In an effort to blend science, art, and culture and continue her lifelong vision of having a relationship with the stars, Lee founded Native Skywatchers.
Native Skywatchers is an initiative dedicated to revitalizing Indigenous astronomy. The organization began in 2007 as a grassroots movement within the Ojibwe and D/Lakota communities to collect the star knowledge scattered between individuals’ memories and historical archives. The goal is to create resources to bring Indigenous star and earth knowledge back into their communities because many people, especially those of younger generations, are unaware of this cultural information.
“Our young people are just overwhelmed, our people in general are overwhelmed, by the loss of that knowledge, that culture. [They’re] just giving up,” Lee says.
But within this Indigenous knowledge, Lee emphasizes that there is hope and a sense of purpose that must be passed on within communities and between generations.
“Through this connection of art and science and culture, particularly though Native Skywatchers, our mission is to give people, and especially young Indigenous people, that sense of pride, or greater pride, that a lot has been lost, but [that] there were ideas and ways of knowing that were extremely exceptional,” she explains. “We need to remember those and let our young people know those, and that when they look at the night sky, it’s not just those Greek constellations. Those are our relatives. Those stars are our oldest living relatives. The connection to the stars is your lifeline.”
Thus far, the Native Skywatchers team members, many of whom are artists, have illustrated four star maps (three Indigenous and one Greek) and are working on a fifth. These maps and other resources are presented at workshops geared towards teachers in the hopes that they be used in school classrooms.
The organization has also hosted dozens of art-making workshops that have brought Indigenous star knowledge to Native American communities, schools, libraries, and museums across the state of Minnesota.
These workshops use art to teach about Indigenous connections to the earth, sky, and stars. In some past workshops, participants were led through painting their own star maps while learning about D/Lakota astronomy. In others, attendees carved animal stones and learned about Ojibwe clans and star knowledge.

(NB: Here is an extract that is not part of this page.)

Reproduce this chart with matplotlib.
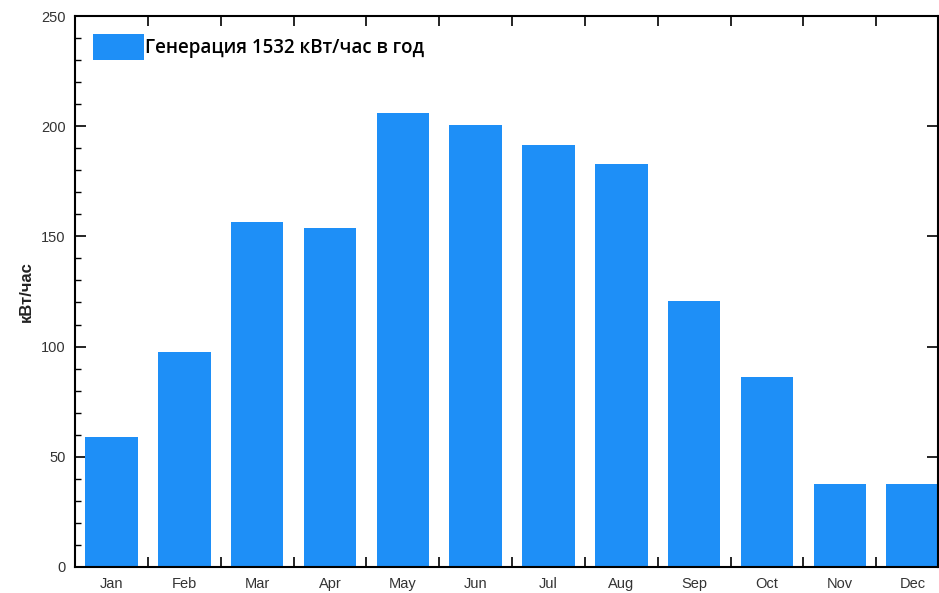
import numpy as np
from matplotlib import pyplot as plt
from matplotlib.ticker import MultipleLocator, FixedLocator, NullFormatter

# данные
months = ['Jan', 'Feb', 'Mar', 'Apr', 'May', 'Jun', 'Jul', 'Aug', 'Sep', 'Oct', 'Nov', 'Dec']
gen = [59, 97.5, 156.5, 154, 206, 200.5, 191.5, 183, 120.5, 86, 37.5, 37.5]
label = 'Генерация 1532 кВт/час в год'

plt.rcParams['font.family'] = ['Liberation Sans', 'DejaVu Sans']

fig = plt.figure(figsize=(9.39, 5.93), dpi=100)
ax = fig.add_axes([0.080, 0.044, 0.919, 0.929])

x = np.arange(len(months))
ax.bar(x, gen, width=0.72, color='#1e8ff7', label=label, zorder=2)

ax.set_xlim(-0.5, 11.35)
ax.set_ylim(0, 250)

# ось Y
ax.yaxis.set_major_locator(MultipleLocator(50))
ax.yaxis.set_minor_locator(MultipleLocator(10))
ax.tick_params(axis='y', which='major', direction='in', length=8, width=1.2,
               labelsize=10.5, labelcolor='#333333', right=True, pad=7)
ax.tick_params(axis='y', which='minor', direction='in', length=4, width=1, right=False)

# ось X: риски на границах, подписи по центру
ax.xaxis.set_major_locator(FixedLocator(x[:-1] + 0.5))
ax.xaxis.set_major_formatter(NullFormatter())
ax.xaxis.set_minor_locator(FixedLocator(x))
ax.set_xticklabels(months, minor=True)
ax.tick_params(axis='x', which='major', direction='in', length=7, width=1.2, top=True)
ax.tick_params(axis='x', which='minor', length=0, labelsize=10.5, labelcolor='#333333', pad=7)

for s in ax.spines.values():
    s.set_linewidth(1.5)

ax.set_ylabel('кВт/час', fontsize=12, fontweight='bold', color='#222222', labelpad=5)

ax.legend(loc='upper left', frameon=False, handlelength=2.7, handleheight=1.8,
          handletextpad=0.1, borderaxespad=0.55,
          prop={'family': ['Open Sans', 'DejaVu Sans'], 'size': 13.5, 'weight': 600})

plt.savefig('out.png', dpi=100)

“I was always impressed that this showed people were really thirsty to learn about the Indigenous knowledge and the science,” explains Lee. “You do a hands-on project right there with a group of 30 people. Some of them are total strangers, and they’re just diving in fearlessly. I really was impressed with the level of engagement.”
From those workshops, the Native Skywatchers team created an art exhibition. They compiled pieces made by the professional artists within the group as well as workshop participants. This traveling arts show, called Native Skywatchers – Earth Sky Connections, visited multiple states in the U.S. to “share visual stories, both personal and cultural, about multidimensional relationships to the earth and sky.”
Looking back on the experience, Lee says, “It was amazing how galleries and the people and the staff are in it because they believe in this cause and believe in art. What I would love to do is just scale that up, the same idea but nationally and globally, because it was such a meaningful project.”
Through Native Skywatchers, Lee has reinforced her own identity and vision. Founding and directing this organization solidified her understanding that science and art didn’t have to be a binary choice.
“Native Skywatchers gave me the force that allowed me to have the clarity to realize that the world was big enough and people were forward-thinking enough to not have to separate it out,” Lee explains.
“It didn’t have to be divide and conquer,” she says. “When we can combine the art and the science and the culture, it’s actually the strongest because that is the deeper way, the deeper source. That’s truer to our humanity and to our spirit.”